I knew alot of things about you Farmer, what
didn't know is how I could ever love you as much you love me, I guess I know now, and its so easy.

Happy 1 year Farmer. I am sure you will find ways to show me more things I know about you, in the many many years to come.





Then
Now

Then

Now

Farmer is such a charmer,
So strong
irreplaceable
caring
concerned
always looking out for what's best
smart
hard working
goofy
warm hearted

All your life you dream of who you will be with forever,
and when I finally met him,
he was sooo much more than
I ever thought I was even looking for.
Describing the love between
 Farmer and I is like describing how
 water tastes;
 completely impossible.



That crooked grin has made me laugh:
 more times than I can count


Seriously:
 made for each other
<3


Wednesday, September 21, 2011

What happen to staying little?



This is Jordan. Ain't she cute?
I started watching Jordan and her siblings when I was 16
She used to tell me she never wanted to grow up
&& that she wanted to stay little forever.
She used to hold my hand when we crossed the street,
&& want to wear makeup for fun.
We used to watch High School Musical together,
&& make up silly dances.
She used to ride the lawn mower around the yard && pretend she was driving.
She used to sit on my lap, && tell me boys were gross,
&& comfort me about breakups.

Then she started liking boys,
&& stopped holding my hand,
&& stopped needing a babysitter.
She got even more pretty,
&& started going on dates,
&& wearing makeup all the time,
I have shed a tear or 2 watching her grow.
Now she goes to dances for real,
&& I started comforting her about breakups.
&& as of last week, she drives, not just the lawn mower.
&& now SHE'S 16
Happy 16th Birthday Jordan.
What happen to staying little?


Randomness, yes, it is a word.

A while ago I mention Farmer and I were contemplating some life decisions, well I have switched my career focus of hair to be a side/fun job and I accepted a new job at Family Eye Care Center in a neighboring town. The pay is worth it and I think the stress of my student loans hanging over my head will be minimized. If I can just get those darn things paid off the fastest way possible life would be much more enjoyable. (by several hundreds of dollars a month!) :) I am enjoying my new job, there is a lot to do, and a lot more to the job than I had imagined which is good, I would rather be busy than bored!

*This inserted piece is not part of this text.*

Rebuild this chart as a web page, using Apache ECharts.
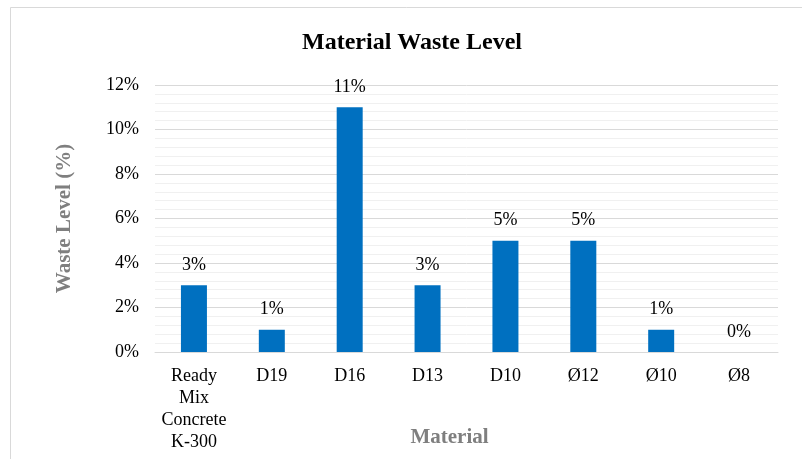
<!DOCTYPE html>
<html>
<head>
<meta charset="utf-8">
<script src="https://cdn.jsdelivr.net/npm/echarts@6/dist/echarts.min.js"></script>
<style>
  html, body { margin: 0; padding: 0; background: #fff; }
  #chart { width: 802px; height: 459px; }
</style>
</head>
<body>
<div id="chart"></div>
<script>
// categories and waste values (%)
var materials = ['Ready\nMix\nConcrete\nK-300', 'D19', 'D16', 'D13', 'D10', 'Ø12', 'Ø10', 'Ø8'];
var wasteLevel = [3, 1, 11, 3, 5, 5, 1, 0];
var yTicks = [0, 2, 4, 6, 8, 10, 12];

var serif = '"Liberation Serif", "Times New Roman", serif';

var myChart = echarts.init(document.getElementById('chart'));

var option = {
  backgroundColor: '#fff',
  animation: false,
  title: {
    text: 'Material Waste Level',
    left: 407,
    top: 26,
    textAlign: 'center',
    textStyle: {
      fontFamily: serif,
      fontSize: 24,
      fontWeight: 'bold',
      color: '#000'
    }
  },
  graphic: [{
    type: 'rect',
    shape: { x: 10.5, y: 7.5, width: 820, height: 480 },
    style: { fill: 'none', stroke: '#d9d9d9', lineWidth: 1 },
    silent: true
  }],
  grid: {
    left: 155,
    right: 24,
    top: 85,
    bottom: 107,
    outerBoundsMode: 'none'
  },
  xAxis: {
    type: 'category',
    data: materials,
    name: 'Material',
    nameLocation: 'middle',
    nameGap: 86,
    nameMoveOverlap: false,
    nameTextStyle: {
      fontFamily: serif,
      fontSize: 21,
      fontWeight: 'bold',
      color: '#7f7f7f',
      verticalAlign: 'middle',
      padding: [0, 0, 0, -34]
    },
    axisLine: { show: true, lineStyle: { color: '#d9d9d9', width: 1 } },
    axisTick: { show: false },
    axisLabel: {
      interval: 0,
      fontFamily: serif,
      fontSize: 18,
      color: '#000',
      margin: 13,
      lineHeight: 22
    }
  },
  yAxis: {
    type: 'value',
    min: yTicks[0],
    max: yTicks[yTicks.length - 1],
    interval: 2,
    name: 'Waste Level (%)',
    nameLocation: 'middle',
    nameGap: 90,
    nameRotate: 90,
    nameMoveOverlap: false,
    nameTextStyle: {
      fontFamily: serif,
      fontSize: 21,
      fontWeight: 'bold',
      color: '#7f7f7f',
      verticalAlign: 'middle'
    },
    axisLine: { show: false },
    axisTick: { show: false },
    axisLabel: {
      fontFamily: serif,
      fontSize: 18,
      color: '#000',
      margin: 16,
      formatter: function (v) { return v + '%'; }
    },
    splitLine: { show: true, lineStyle: { color: '#d9d9d9', width: 1 } },
    minorTick: { show: false, splitNumber: 5 },
    minorSplitLine: { show: true, lineStyle: { color: '#f0f0f0', width: 1 } }
  },
  series: [{
    type: 'bar',
    data: wasteLevel,
    barWidth: 26,
    itemStyle: { color: '#0070C0' },
    label: {
      show: true,
      position: 'top',
      distance: 11,
      fontFamily: serif,
      fontSize: 18,
      color: '#000',
      formatter: function (p) { return p.value + '%'; }
    }
  }]
};

myChart.setOption(option, true);
</script>
</body>
</html>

Its homecoming week at the high school which means stress levels are extra high, and the girls have yet to kill each other over some dumb homecoming drama! After this week, cheerleading is all down hill, not to mention I should be receiving my paycheck soon, which always comes just when I need the answer to "why do I do this again?"


Flash back to Game night a NM homecoming tradition, we were bond girls class of 007! 
Holy blonde hair! :S

Fall is also in basically full swing, Farmer comes home a little later each night, and leaves a little earlier each morning. I am looking for list of things to do around the house to keep me busy and my mind off the fact that I am alone. I still have 2 weddings to attend so I am plenty busy with showers, bachelorette parties etc..  I have decided with marrying a farmer that my love love love fall relationship has now become a love-hate relationship! I love the weather and the clothes, and the smells and the lattes and, well you get the picture. I hate it because I have no one to enjoy it with because the fields and manure have taken my husbands attention. I need a good hobby!! :) 
Sorry for the randomness of this blog! Enjoy fall!